━━━━━ Data section ━━━━━

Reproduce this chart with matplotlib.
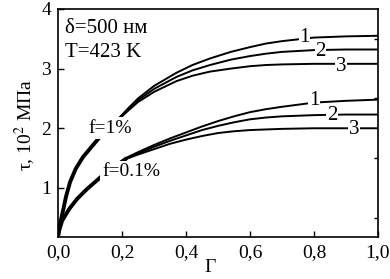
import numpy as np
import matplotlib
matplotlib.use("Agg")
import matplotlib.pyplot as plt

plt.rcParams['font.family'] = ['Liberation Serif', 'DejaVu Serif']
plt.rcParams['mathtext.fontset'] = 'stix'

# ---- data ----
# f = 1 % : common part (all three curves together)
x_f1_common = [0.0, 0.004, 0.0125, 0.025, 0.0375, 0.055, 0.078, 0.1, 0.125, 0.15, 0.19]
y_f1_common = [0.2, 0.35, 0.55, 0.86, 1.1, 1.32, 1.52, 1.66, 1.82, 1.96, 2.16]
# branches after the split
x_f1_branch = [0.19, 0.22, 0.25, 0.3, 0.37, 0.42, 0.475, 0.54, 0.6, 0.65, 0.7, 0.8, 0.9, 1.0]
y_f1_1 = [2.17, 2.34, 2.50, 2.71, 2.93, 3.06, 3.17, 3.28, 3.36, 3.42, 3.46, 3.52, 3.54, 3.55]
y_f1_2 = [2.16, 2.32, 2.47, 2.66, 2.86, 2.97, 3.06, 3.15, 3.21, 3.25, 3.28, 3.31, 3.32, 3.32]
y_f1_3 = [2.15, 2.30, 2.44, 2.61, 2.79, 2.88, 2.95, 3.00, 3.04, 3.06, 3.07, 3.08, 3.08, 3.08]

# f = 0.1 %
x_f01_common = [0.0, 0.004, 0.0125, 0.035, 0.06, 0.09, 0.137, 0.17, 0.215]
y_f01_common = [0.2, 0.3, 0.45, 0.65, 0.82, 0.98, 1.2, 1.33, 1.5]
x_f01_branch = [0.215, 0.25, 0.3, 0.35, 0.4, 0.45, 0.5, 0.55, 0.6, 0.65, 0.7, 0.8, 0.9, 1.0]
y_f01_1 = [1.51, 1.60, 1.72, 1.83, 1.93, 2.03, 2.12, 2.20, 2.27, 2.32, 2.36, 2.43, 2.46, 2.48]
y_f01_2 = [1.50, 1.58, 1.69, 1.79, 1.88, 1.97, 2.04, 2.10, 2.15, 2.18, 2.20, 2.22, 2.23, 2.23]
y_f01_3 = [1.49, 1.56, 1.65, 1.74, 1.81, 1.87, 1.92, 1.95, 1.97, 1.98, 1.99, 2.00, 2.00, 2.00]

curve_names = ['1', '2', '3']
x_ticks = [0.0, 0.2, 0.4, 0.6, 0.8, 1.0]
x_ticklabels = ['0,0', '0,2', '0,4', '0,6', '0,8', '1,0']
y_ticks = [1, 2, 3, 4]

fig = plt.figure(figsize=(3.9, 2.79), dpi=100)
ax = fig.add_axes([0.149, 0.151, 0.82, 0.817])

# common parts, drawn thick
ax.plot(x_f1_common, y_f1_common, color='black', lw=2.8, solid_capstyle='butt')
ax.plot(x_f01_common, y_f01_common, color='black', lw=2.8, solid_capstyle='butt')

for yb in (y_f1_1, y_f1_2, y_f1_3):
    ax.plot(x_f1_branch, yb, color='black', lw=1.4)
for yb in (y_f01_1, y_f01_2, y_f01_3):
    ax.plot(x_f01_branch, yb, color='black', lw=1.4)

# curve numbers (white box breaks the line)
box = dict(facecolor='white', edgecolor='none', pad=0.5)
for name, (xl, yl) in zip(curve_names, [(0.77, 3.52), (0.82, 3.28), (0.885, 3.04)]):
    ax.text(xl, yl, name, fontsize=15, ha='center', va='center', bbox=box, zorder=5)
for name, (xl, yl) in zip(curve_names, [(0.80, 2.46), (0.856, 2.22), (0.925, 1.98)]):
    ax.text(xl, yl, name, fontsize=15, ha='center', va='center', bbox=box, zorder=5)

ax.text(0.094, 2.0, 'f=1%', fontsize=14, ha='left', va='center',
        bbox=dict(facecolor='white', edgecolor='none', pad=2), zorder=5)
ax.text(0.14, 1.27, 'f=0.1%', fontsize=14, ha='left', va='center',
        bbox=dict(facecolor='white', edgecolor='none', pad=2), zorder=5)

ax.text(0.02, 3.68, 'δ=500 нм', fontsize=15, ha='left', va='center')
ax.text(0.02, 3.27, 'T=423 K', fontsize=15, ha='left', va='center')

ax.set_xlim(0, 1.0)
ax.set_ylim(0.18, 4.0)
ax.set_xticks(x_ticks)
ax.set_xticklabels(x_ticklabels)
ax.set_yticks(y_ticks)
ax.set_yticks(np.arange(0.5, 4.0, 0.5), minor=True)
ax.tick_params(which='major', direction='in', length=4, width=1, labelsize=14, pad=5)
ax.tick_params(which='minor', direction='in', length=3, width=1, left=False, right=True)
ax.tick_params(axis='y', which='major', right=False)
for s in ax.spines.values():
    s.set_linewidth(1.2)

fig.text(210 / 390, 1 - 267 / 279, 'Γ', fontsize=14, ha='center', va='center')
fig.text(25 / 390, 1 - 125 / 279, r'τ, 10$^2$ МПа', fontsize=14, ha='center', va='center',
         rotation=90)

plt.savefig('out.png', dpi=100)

━━━━━

## Directions
Without the pictures, please reproduce each line of the listing above exactly, from the first one through the line bearing "plt.rcParams['mathtext.fontset'] = 'stix'".

## Solution for this exercise
Reproduce this chart with matplotlib.
import numpy as np
import matplotlib
matplotlib.use("Agg")
import matplotlib.pyplot as plt

plt.rcParams['font.family'] = ['Liberation Serif', 'DejaVu Serif']
plt.rcParams['mathtext.fontset'] = 'stix'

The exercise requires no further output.